Start Given material
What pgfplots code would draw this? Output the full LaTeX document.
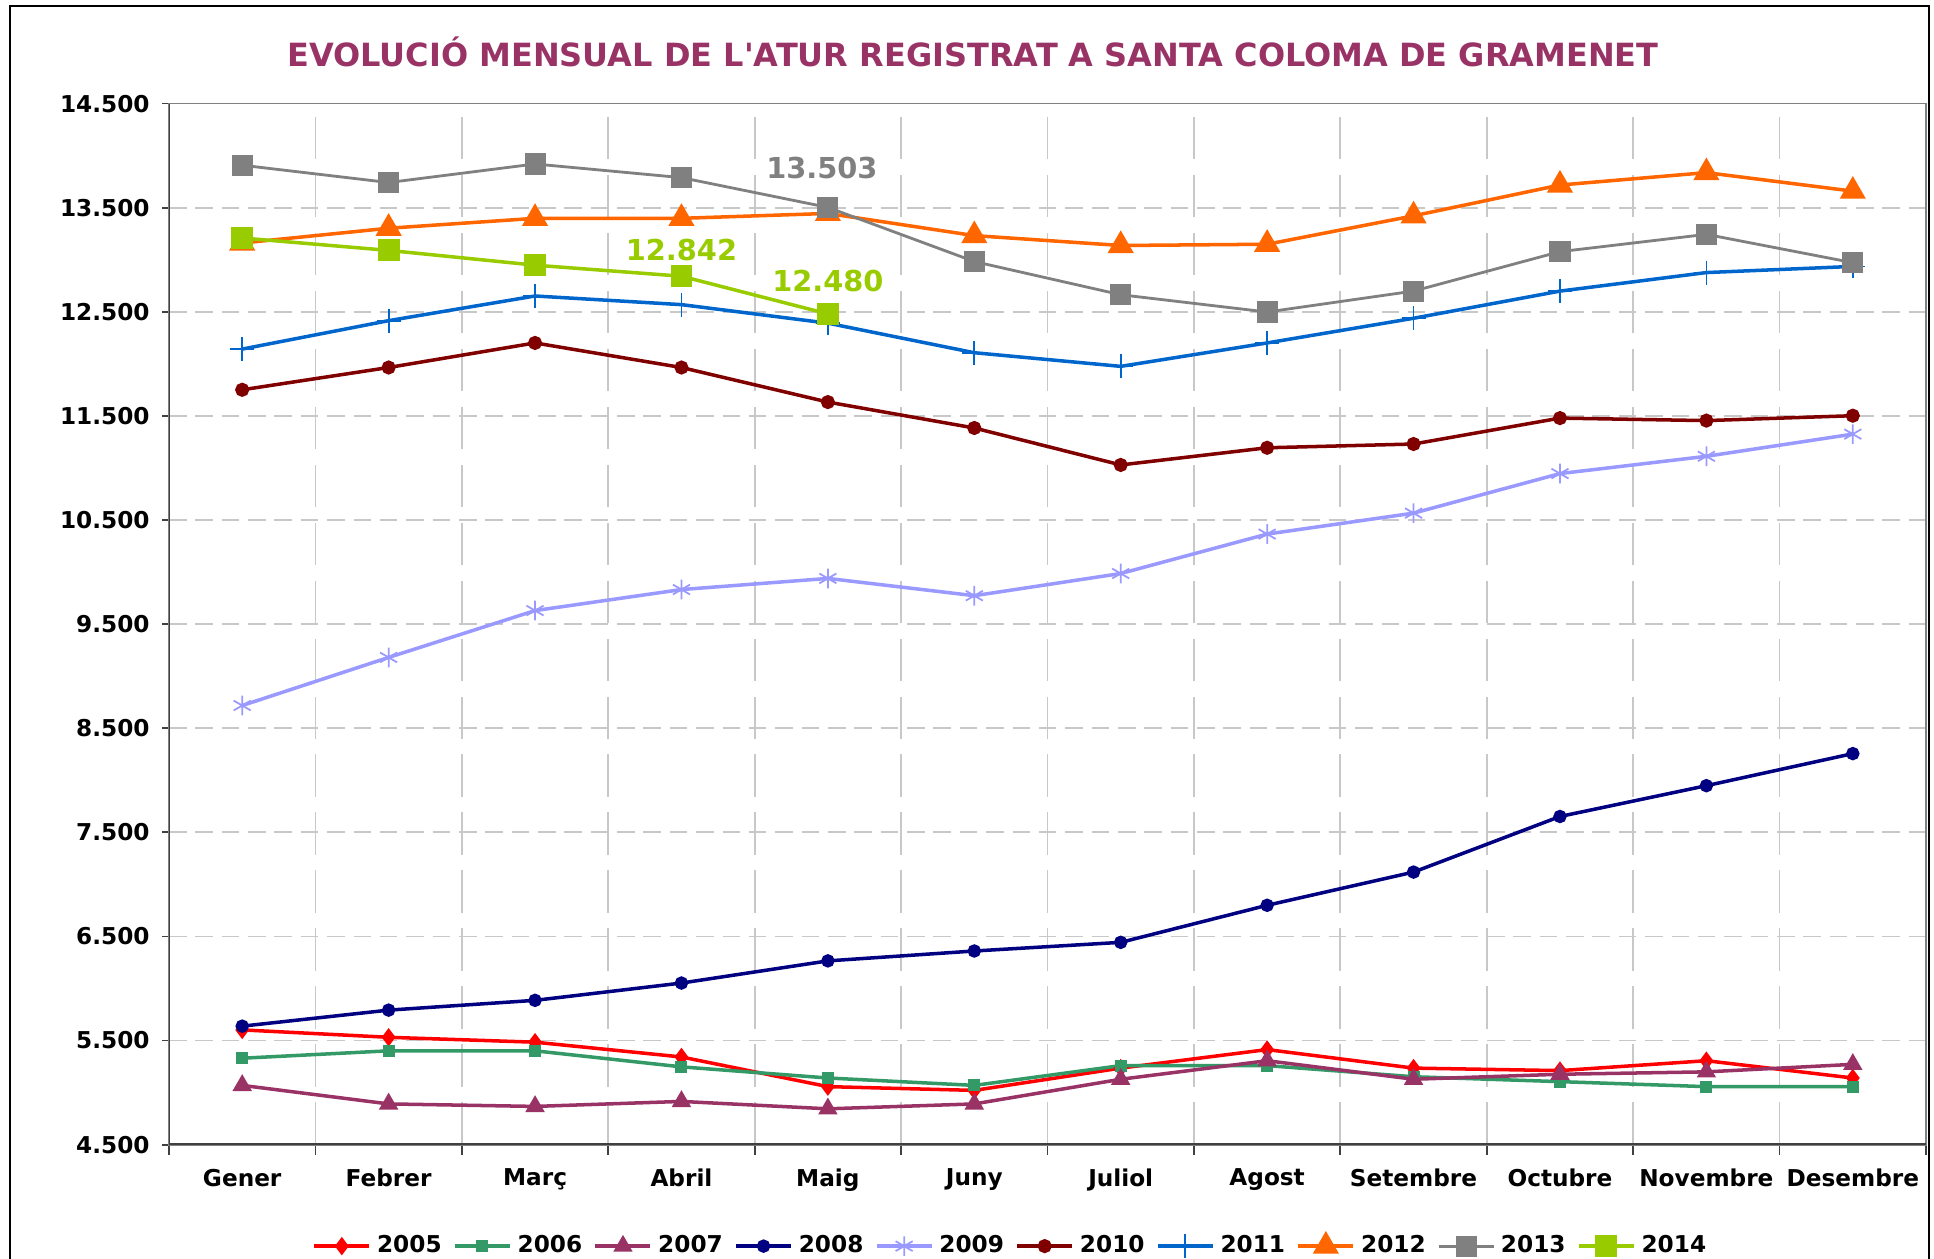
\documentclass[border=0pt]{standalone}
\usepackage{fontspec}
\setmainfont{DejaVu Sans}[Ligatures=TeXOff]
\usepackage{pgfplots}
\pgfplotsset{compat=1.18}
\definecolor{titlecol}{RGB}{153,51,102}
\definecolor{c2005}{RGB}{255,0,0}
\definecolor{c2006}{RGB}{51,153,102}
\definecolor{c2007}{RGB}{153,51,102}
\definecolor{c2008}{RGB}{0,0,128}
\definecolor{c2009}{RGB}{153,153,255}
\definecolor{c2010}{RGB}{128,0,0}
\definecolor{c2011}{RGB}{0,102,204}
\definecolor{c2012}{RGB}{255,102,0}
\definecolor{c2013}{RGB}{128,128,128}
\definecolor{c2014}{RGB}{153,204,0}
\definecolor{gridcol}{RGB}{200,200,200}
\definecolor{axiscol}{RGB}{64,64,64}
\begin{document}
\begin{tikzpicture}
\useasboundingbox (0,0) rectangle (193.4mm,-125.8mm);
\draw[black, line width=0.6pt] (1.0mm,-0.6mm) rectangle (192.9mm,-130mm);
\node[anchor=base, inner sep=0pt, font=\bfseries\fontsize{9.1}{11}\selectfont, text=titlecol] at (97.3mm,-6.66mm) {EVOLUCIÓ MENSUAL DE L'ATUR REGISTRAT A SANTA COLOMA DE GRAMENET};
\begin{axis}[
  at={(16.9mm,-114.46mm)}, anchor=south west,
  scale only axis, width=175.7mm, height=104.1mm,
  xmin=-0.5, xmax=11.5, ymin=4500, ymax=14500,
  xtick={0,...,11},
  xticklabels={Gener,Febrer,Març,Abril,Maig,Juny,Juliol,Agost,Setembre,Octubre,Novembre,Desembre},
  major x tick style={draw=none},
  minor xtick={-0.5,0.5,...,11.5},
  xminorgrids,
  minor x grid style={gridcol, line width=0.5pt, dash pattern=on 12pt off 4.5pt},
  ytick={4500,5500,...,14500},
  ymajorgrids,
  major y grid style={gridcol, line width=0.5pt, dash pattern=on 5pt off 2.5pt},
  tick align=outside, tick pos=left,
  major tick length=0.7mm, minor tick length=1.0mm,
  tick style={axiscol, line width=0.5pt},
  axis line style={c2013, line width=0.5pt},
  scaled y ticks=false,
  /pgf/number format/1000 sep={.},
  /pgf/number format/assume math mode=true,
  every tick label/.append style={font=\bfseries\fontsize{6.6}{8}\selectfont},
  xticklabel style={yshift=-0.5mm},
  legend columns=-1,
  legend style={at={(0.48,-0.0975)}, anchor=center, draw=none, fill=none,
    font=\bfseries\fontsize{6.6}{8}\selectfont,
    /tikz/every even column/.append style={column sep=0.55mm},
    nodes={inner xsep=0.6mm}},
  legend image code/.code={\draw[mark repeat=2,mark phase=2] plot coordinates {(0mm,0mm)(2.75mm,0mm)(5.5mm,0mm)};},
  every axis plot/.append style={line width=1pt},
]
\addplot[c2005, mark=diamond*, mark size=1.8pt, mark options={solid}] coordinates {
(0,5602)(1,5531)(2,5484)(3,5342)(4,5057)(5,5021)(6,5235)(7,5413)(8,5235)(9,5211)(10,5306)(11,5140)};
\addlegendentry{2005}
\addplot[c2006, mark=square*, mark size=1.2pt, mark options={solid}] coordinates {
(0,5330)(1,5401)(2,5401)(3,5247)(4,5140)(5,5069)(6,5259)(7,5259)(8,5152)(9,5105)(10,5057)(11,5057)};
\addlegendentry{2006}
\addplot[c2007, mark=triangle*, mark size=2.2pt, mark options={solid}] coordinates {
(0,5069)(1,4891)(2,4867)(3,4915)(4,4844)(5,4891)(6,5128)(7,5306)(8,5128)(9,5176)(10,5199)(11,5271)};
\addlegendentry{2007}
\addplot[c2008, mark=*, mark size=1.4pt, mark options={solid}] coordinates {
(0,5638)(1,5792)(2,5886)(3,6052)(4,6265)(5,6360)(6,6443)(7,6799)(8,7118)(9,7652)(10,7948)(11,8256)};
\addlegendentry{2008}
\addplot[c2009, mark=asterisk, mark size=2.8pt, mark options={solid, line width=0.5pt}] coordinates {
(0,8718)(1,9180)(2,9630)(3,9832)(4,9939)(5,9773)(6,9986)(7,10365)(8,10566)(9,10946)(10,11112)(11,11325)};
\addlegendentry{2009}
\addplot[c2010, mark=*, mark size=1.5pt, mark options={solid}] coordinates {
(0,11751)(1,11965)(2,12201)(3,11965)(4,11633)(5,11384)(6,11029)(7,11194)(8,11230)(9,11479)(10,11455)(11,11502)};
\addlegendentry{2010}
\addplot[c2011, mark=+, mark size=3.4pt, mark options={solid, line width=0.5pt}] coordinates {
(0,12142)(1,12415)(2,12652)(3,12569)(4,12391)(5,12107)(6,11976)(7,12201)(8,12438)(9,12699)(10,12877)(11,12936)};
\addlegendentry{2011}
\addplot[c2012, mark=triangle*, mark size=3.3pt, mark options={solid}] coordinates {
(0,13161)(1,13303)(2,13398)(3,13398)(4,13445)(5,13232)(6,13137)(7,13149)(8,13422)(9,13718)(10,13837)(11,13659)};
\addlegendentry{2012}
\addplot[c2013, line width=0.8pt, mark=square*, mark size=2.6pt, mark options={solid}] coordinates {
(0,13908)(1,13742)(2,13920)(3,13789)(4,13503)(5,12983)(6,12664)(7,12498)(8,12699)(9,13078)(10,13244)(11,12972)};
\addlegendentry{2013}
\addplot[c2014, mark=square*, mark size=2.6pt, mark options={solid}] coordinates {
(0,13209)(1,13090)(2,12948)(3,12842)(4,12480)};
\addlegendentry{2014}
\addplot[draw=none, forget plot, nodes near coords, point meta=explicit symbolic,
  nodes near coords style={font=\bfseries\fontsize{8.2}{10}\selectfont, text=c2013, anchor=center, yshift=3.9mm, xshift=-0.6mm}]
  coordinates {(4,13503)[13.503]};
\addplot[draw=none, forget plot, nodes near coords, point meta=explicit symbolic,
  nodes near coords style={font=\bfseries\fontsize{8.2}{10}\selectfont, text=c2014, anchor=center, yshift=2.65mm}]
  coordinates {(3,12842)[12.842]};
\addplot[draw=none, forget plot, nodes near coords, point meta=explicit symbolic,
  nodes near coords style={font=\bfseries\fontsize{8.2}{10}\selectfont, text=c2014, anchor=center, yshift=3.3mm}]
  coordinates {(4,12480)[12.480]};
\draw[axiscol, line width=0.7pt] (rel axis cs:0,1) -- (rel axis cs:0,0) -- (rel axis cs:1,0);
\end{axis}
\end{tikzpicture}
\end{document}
End Given material
Repeat the material above in full and exactly, omitting the pictures.

**Exercise output:**
What pgfplots code would draw this? Output the full LaTeX document.
\documentclass[border=0pt]{standalone}
\usepackage{fontspec}
\setmainfont{DejaVu Sans}[Ligatures=TeXOff]
\usepackage{pgfplots}
\pgfplotsset{compat=1.18}
\definecolor{titlecol}{RGB}{153,51,102}
\definecolor{c2005}{RGB}{255,0,0}
\definecolor{c2006}{RGB}{51,153,102}
\definecolor{c2007}{RGB}{153,51,102}
\definecolor{c2008}{RGB}{0,0,128}
\definecolor{c2009}{RGB}{153,153,255}
\definecolor{c2010}{RGB}{128,0,0}
\definecolor{c2011}{RGB}{0,102,204}
\definecolor{c2012}{RGB}{255,102,0}
\definecolor{c2013}{RGB}{128,128,128}
\definecolor{c2014}{RGB}{153,204,0}
\definecolor{gridcol}{RGB}{200,200,200}
\definecolor{axiscol}{RGB}{64,64,64}
\begin{document}
\begin{tikzpicture}
\useasboundingbox (0,0) rectangle (193.4mm,-125.8mm);
\draw[black, line width=0.6pt] (1.0mm,-0.6mm) rectangle (192.9mm,-130mm);
\node[anchor=base, inner sep=0pt, font=\bfseries\fontsize{9.1}{11}\selectfont, text=titlecol] at (97.3mm,-6.66mm) {EVOLUCIÓ MENSUAL DE L'ATUR REGISTRAT A SANTA COLOMA DE GRAMENET};
\begin{axis}[
  at={(16.9mm,-114.46mm)}, anchor=south west,
  scale only axis, width=175.7mm, height=104.1mm,
  xmin=-0.5, xmax=11.5, ymin=4500, ymax=14500,
  xtick={0,...,11},
  xticklabels={Gener,Febrer,Març,Abril,Maig,Juny,Juliol,Agost,Setembre,Octubre,Novembre,Desembre},
  major x tick style={draw=none},
  minor xtick={-0.5,0.5,...,11.5},
  xminorgrids,
  minor x grid style={gridcol, line width=0.5pt, dash pattern=on 12pt off 4.5pt},
  ytick={4500,5500,...,14500},
  ymajorgrids,
  major y grid style={gridcol, line width=0.5pt, dash pattern=on 5pt off 2.5pt},
  tick align=outside, tick pos=left,
  major tick length=0.7mm, minor tick length=1.0mm,
  tick style={axiscol, line width=0.5pt},
  axis line style={c2013, line width=0.5pt},
  scaled y ticks=false,
  /pgf/number format/1000 sep={.},
  /pgf/number format/assume math mode=true,
  every tick label/.append style={font=\bfseries\fontsize{6.6}{8}\selectfont},
  xticklabel style={yshift=-0.5mm},
  legend columns=-1,
  legend style={at={(0.48,-0.0975)}, anchor=center, draw=none, fill=none,
    font=\bfseries\fontsize{6.6}{8}\selectfont,
    /tikz/every even column/.append style={column sep=0.55mm},
    nodes={inner xsep=0.6mm}},
  legend image code/.code={\draw[mark repeat=2,mark phase=2] plot coordinates {(0mm,0mm)(2.75mm,0mm)(5.5mm,0mm)};},
  every axis plot/.append style={line width=1pt},
]
\addplot[c2005, mark=diamond*, mark size=1.8pt, mark options={solid}] coordinates {
(0,5602)(1,5531)(2,5484)(3,5342)(4,5057)(5,5021)(6,5235)(7,5413)(8,5235)(9,5211)(10,5306)(11,5140)};
\addlegendentry{2005}
\addplot[c2006, mark=square*, mark size=1.2pt, mark options={solid}] coordinates {
(0,5330)(1,5401)(2,5401)(3,5247)(4,5140)(5,5069)(6,5259)(7,5259)(8,5152)(9,5105)(10,5057)(11,5057)};
\addlegendentry{2006}
\addplot[c2007, mark=triangle*, mark size=2.2pt, mark options={solid}] coordinates {
(0,5069)(1,4891)(2,4867)(3,4915)(4,4844)(5,4891)(6,5128)(7,5306)(8,5128)(9,5176)(10,5199)(11,5271)};
\addlegendentry{2007}
\addplot[c2008, mark=*, mark size=1.4pt, mark options={solid}] coordinates {
(0,5638)(1,5792)(2,5886)(3,6052)(4,6265)(5,6360)(6,6443)(7,6799)(8,7118)(9,7652)(10,7948)(11,8256)};
\addlegendentry{2008}
\addplot[c2009, mark=asterisk, mark size=2.8pt, mark options={solid, line width=0.5pt}] coordinates {
(0,8718)(1,9180)(2,9630)(3,9832)(4,9939)(5,9773)(6,9986)(7,10365)(8,10566)(9,10946)(10,11112)(11,11325)};
\addlegendentry{2009}
\addplot[c2010, mark=*, mark size=1.5pt, mark options={solid}] coordinates {
(0,11751)(1,11965)(2,12201)(3,11965)(4,11633)(5,11384)(6,11029)(7,11194)(8,11230)(9,11479)(10,11455)(11,11502)};
\addlegendentry{2010}
\addplot[c2011, mark=+, mark size=3.4pt, mark options={solid, line width=0.5pt}] coordinates {
(0,12142)(1,12415)(2,12652)(3,12569)(4,12391)(5,12107)(6,11976)(7,12201)(8,12438)(9,12699)(10,12877)(11,12936)};
\addlegendentry{2011}
\addplot[c2012, mark=triangle*, mark size=3.3pt, mark options={solid}] coordinates {
(0,13161)(1,13303)(2,13398)(3,13398)(4,13445)(5,13232)(6,13137)(7,13149)(8,13422)(9,13718)(10,13837)(11,13659)};
\addlegendentry{2012}
\addplot[c2013, line width=0.8pt, mark=square*, mark size=2.6pt, mark options={solid}] coordinates {
(0,13908)(1,13742)(2,13920)(3,13789)(4,13503)(5,12983)(6,12664)(7,12498)(8,12699)(9,13078)(10,13244)(11,12972)};
\addlegendentry{2013}
\addplot[c2014, mark=square*, mark size=2.6pt, mark options={solid}] coordinates {
(0,13209)(1,13090)(2,12948)(3,12842)(4,12480)};
\addlegendentry{2014}
\addplot[draw=none, forget plot, nodes near coords, point meta=explicit symbolic,
  nodes near coords style={font=\bfseries\fontsize{8.2}{10}\selectfont, text=c2013, anchor=center, yshift=3.9mm, xshift=-0.6mm}]
  coordinates {(4,13503)[13.503]};
\addplot[draw=none, forget plot, nodes near coords, point meta=explicit symbolic,
  nodes near coords style={font=\bfseries\fontsize{8.2}{10}\selectfont, text=c2014, anchor=center, yshift=2.65mm}]
  coordinates {(3,12842)[12.842]};
\addplot[draw=none, forget plot, nodes near coords, point meta=explicit symbolic,
  nodes near coords style={font=\bfseries\fontsize{8.2}{10}\selectfont, text=c2014, anchor=center, yshift=3.3mm}]
  coordinates {(4,12480)[12.480]};
\draw[axiscol, line width=0.7pt] (rel axis cs:0,1) -- (rel axis cs:0,0) -- (rel axis cs:1,0);
\end{axis}
\end{tikzpicture}
\end{document}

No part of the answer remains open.